1.When speaking of the health benefits of soy foods, keep in mind this applies to soy in its most natural forms: tempeh, natto, miso, tofu and soy milk – NOT to soy isolates or other heavily processed forms of soy.
2. Therefore, stick to as much ‘whole food’ soy products as you can. Processed foods like tofu are not unhealthy (still far healthier than animal protein sources) however during the processing you do lose around 50% of the nutrients. Given soybeans pack a tonne of nutrients, don’t be too concerned but worth noting.
2. Unprocessed soybeans like Edamame and Tempeh products should be your main sources of soy. These are nutrient powerhouses. Tempeh also has amazing probiotics to help with gut health.

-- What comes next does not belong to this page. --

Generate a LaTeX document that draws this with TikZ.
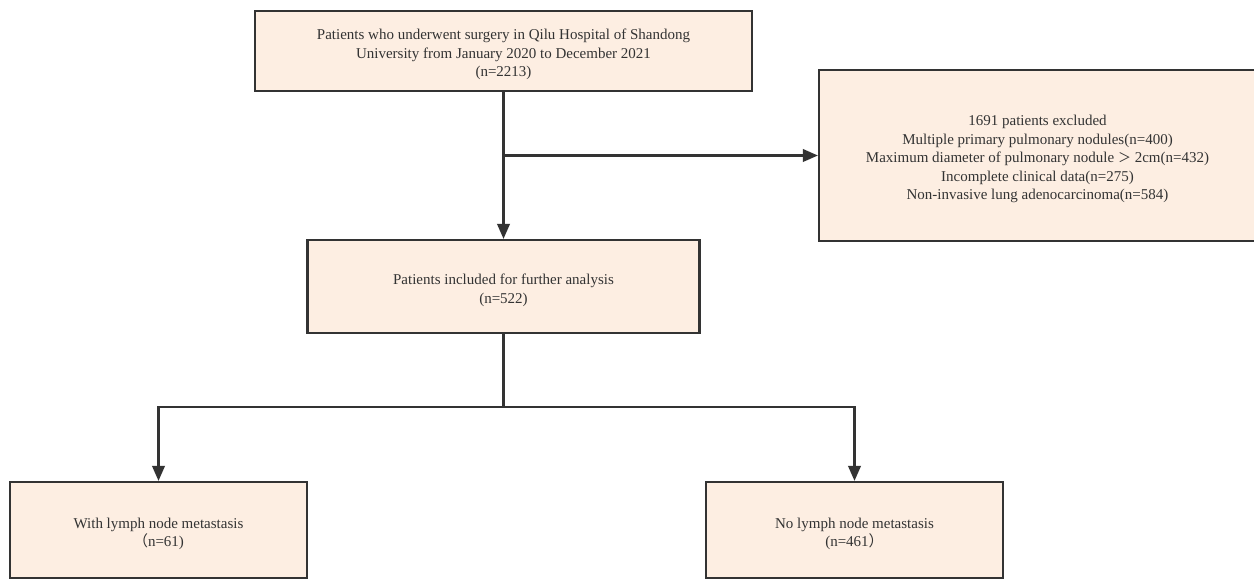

3. Choose organic soy milks and, where possible, short shelf life ones as they contain less preservatives & are not packaged under immense heat, which no doubt kills many vitamins.
4. Read labels! If the soy is artificially coloured or flavoured or contains artificial preservatives, give it a miss! You want Non-GMO Soy with no artificial ingredients.
5. Miso soup is another healthy, soy-based food. You may ask, but Miso is incredibly high in salt & this can’t be good for high blood pressure, cancer, etc.? Research has shown that when the salt is consumed with soy (I.e miso soup) they seem to balance one another out so you do not get the negative effects of high salt consumption.
6. Add soy in within your balanced diet. I probably have 4-5x a week & then around that I eat a lot of other beans & different forms of Tempeh like Organic Village Tempeh.
Pretty cool how soy, a frequently ‘hated on’ bean, is so misunderstood by the masses. Back to my earlier point – if soy is misunderstood & there is confusion around its effect on the body, a large percentage of people won’t look into it and will just stick with their current animal protein sources… which is a win for the industries that started the confusion in the first place.